If you are thinking of selling up and moving on, then you’re probably already familiar with a few value adding estate agent tricks. You’ve got that bread baking in the oven, you’ve enhanced your kerb appeal, and you’ve taken down the family portraits. 

We’re sure you’ll also know that renovations can be a reliable way to maximise your resale value and make your property stand out on the local housing market. However, while focusing on the cosmetic appeal will, of course, tip the scales in your favour, a more pressing priority for many buyers is how energy efficient a potential property is.

Indeed, making your home more energy-efficient can be a surefire way to increase your property value and attract eco-conscious buyers, and can boost your house price by 20%. Because green upgrades will reduce your home’s carbon footprint and slash your average energy bills, this makes sustainable homes highly sought-after on the property market.

Conscious, conscientious buyers don’t want to pay top dollar for a home that doesn’t manage to keep its environmental impact to a minimum. Moreover, homes that are less energy efficient are more expensive to run. So, if you’re looking to bolster the asking price of your home, read on for these 5 energy saving tips that will add value to your home.


First things first, get hold of your EPC (Energy Performance Certificate) and review it. There’s no point in making changes that won’t help your home. Your existing EPC will offer guidance on how to improve the energy efficiency of your home, as well as showing you just how much it costs you to heat and light the property, as well as the level of CO2 your place emits. You can find yours and also assess other property in the area’s energy input on the government’s EPC Register website.


Making changes to your insulation situation to conserve the heat in your home in colder periods will, in turn, maximise your home’s energy efficiency potential and its value. Cavity wall insulation can save you up £160 a year while living in your property. But don’t just stop there, lagging jackets, which insulate your pipes, also improve the efficiency of your hot water tank. And here, every little helps.

We lose somewhere around 35% of our home’s heat through uninsulated or poorly insulated walls. That’s a huge number by anyone’s standards. Another chunk is lost through the roof if it’s not properly insulated, and another portion flies through windows that aren’t double-glazed. Which brings us to our next point…


Replacing old windows with double or triple glazed options can be another easy way to reduce cold drafts and minimise heat loss. Indeed, double glazing can increase the value of your home by 10%. Moreover, the warmth that double glazing adds to your home means your heating bills will be dramatically reduced – you can save around £110 a year – another bonus for potential buyers who are analysing the value of your property via its energy efficiency. 

You can find eco-friendly window styles by searching for double glazing near me and comparing options online; be scrupulous with your search and request a few quotes before settling on a supplier.


‘Solar’ has been the watchword in sustainable home energy improvements for some time now, evoking a modern, green image in the minds of potential buyers. 

Installing solar panels not only reduces the environmental impact of your home; over time, they may well also lower the cost of energy use, too.
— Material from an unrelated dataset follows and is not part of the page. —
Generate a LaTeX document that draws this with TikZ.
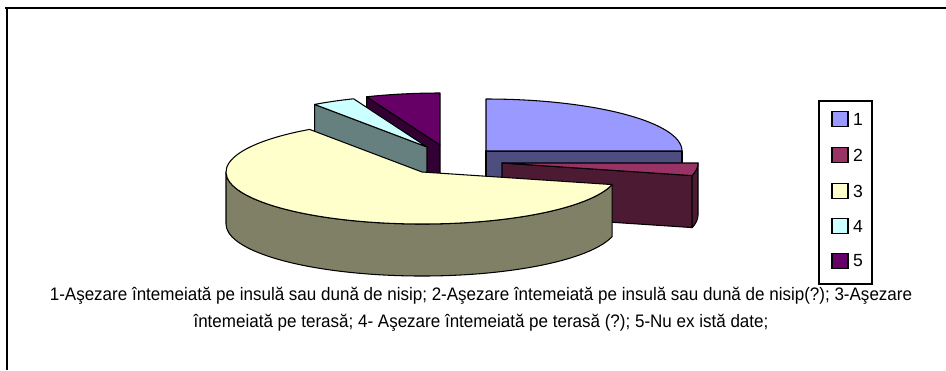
\documentclass[tikz,border=0pt]{standalone}
\usepackage{fontspec}
\usepackage{xcolor}
\usepackage{tikz}
\usetikzlibrary{positioning}
\setmainfont{Liberation Sans}
\newfontfamily\capfont[FakeStretch=0.94]{Liberation Sans}

\definecolor{topa}{HTML}{9999FF}
\definecolor{sidea}{HTML}{4D4D80}
\definecolor{topb}{HTML}{993366}
\definecolor{sideb}{HTML}{4D1A33}
\definecolor{topc}{HTML}{FFFFCC}
\definecolor{sidec}{HTML}{808066}
\definecolor{topd}{HTML}{CCFFFF}
\definecolor{sided}{HTML}{668080}
\definecolor{tope}{HTML}{660066}
\definecolor{sidee}{HTML}{330033}

\tikzstyle{rim} = [x radius=196, y radius=52]
\tikzstyle{slice} = [draw=black, line width=0.6pt, line join=round]
\tikzstyle{legsq} = [rectangle, draw, line width=0.8pt,
    minimum width=16*0.02cm, minimum height=15*0.02cm, inner sep=0pt]
\tikzstyle{legnum} = [inner sep=0pt, anchor=west, font=\fontsize{10}{12}\selectfont]
\tikzstyle{frame} = [draw, line width=1pt]

\begin{document}
\begin{tikzpicture}[x=0.02cm, y=0.02cm]
    \useasboundingbox (0,0) rectangle (946,370);
    % outer frame
    \path [frame] (5,362) -- (946,362);
    \path [frame] (7,362) -- (7,0);

    % slice tips
    \coordinate (v1) at (486,219);
    \coordinate (v2) at (502,207);
    \coordinate (v3) at (422,198);
    \coordinate (v4) at (427,223);
    \coordinate (v5) at (440,225);

    % 5
    \path [slice, fill=sidee] (v5) -- ++(112:196 and 52) -- ++(0,-52) -- ++(292:196 and 52) -- cycle;
    \path [slice, fill=tope] (v5) -- ++(90:196 and 52) arc[rim, start angle=90, end angle=112] -- cycle;
    % 4
    \path [slice, fill=sided] (v4) -- ++(125:196 and 52) -- ++(0,-52) -- ++(305:196 and 52) -- cycle;
    \path [slice, fill=topd] (v4) -- ++(112:196 and 52) arc[rim, start angle=112, end angle=125] -- cycle;
    % 1
    \path [slice, fill=sidea] (v1) -- ++(196,0) -- ++(0,-52) -- ++(-196,0) -- cycle;
    \path [slice, fill=topa] (v1) -- ++(0:196 and 52) arc[rim, start angle=0, end angle=90] -- cycle;
    % 2
    \path [slice, fill=sideb] (v2) -- ++(346:196 and 52) -- ++(0,-52) -- ++(166:196 and 52) -- cycle;
    \path [slice, fill=sideb] (v2) ++(346:196 and 52) arc[rim, start angle=346, end angle=360]
        -- ++(0,-52) arc[rim, start angle=360, end angle=346] -- cycle;
    \path [slice, fill=topb] (v2) -- ++(346:196 and 52) arc[rim, start angle=346, end angle=360] -- cycle;
    % 3
    \path [slice, fill=sidec] (v3) ++(180:196 and 52) arc[rim, start angle=180, end angle=346]
        -- ++(0,-52) arc[rim, start angle=346, end angle=180] -- cycle;
    \path [slice, fill=topc] (v3) -- ++(125:196 and 52) arc[rim, start angle=125, end angle=346] -- cycle;

    % legend
    \draw [line width=0.6pt] (819,86) rectangle (872,269);
    \node [legsq, fill=topa] (sq1) at (840,251) {};
    \node [legsq, fill=topb] (sq2) at (840,215) {};
    \node [legsq, fill=topc] (sq3) at (840,179) {};
    \node [legsq, fill=topd] (sq4) at (840,144) {};
    \node [legsq, fill=tope] (sq5) at (840,109) {};
    \node [legnum, right=0.08cm of sq1] {1};
    \node [legnum, right=0.08cm of sq2] {2};
    \node [legnum, right=0.08cm of sq3] {3};
    \node [legnum, right=0.08cm of sq4] {4};
    \node [legnum, right=0.08cm of sq5] {5};

    % caption
    \node [anchor=north, align=center, inner sep=0pt,
        font=\capfont\fontsize{10.3}{15}\selectfont] (caption) at (481,83)
        {1-Aşezare întemeiată pe insulă sau dună de nisip; 2-Aşezare întemeiată pe insulă sau dună de nisip(?); 3-Aşezare\\
         întemeiată pe terasă; 4- Aşezare întemeiată pe terasă (?); 5-Nu ex istă date;};
\end{tikzpicture}
\end{document}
With a suggested lengthy lifespan (at least 25 years) saving on bills and the planet certainly makes installation an appealing option to new buyers.  

When considering your EPC (Energy Performance Certificate), your certificate will likely be promoted from a D to a band B through the installation of panels, which would likely amount to around £16,000 for your place’s value. Those lower bills we previously mentioned also make financial sense.


It’s an upgrade which strikes fear into the hearts of homeowners; the days spent showerless and the financial burden of a new boiler competing for the title of ‘most unwelcome domestic event’. But deploying foresight and installing a new boiler before the red light of death brings your current one to an abrupt end is a smart move for your home’s energy output. 

Older boilers, because of both design and degradation, are far less efficient than newer models, with the former operating at around 60% efficiency while the latter is 90% energy efficient. So, while the initial investment of replacing your old boiler is fairly large, in the long run money will be saved on energy bills and value added to your property, consequently.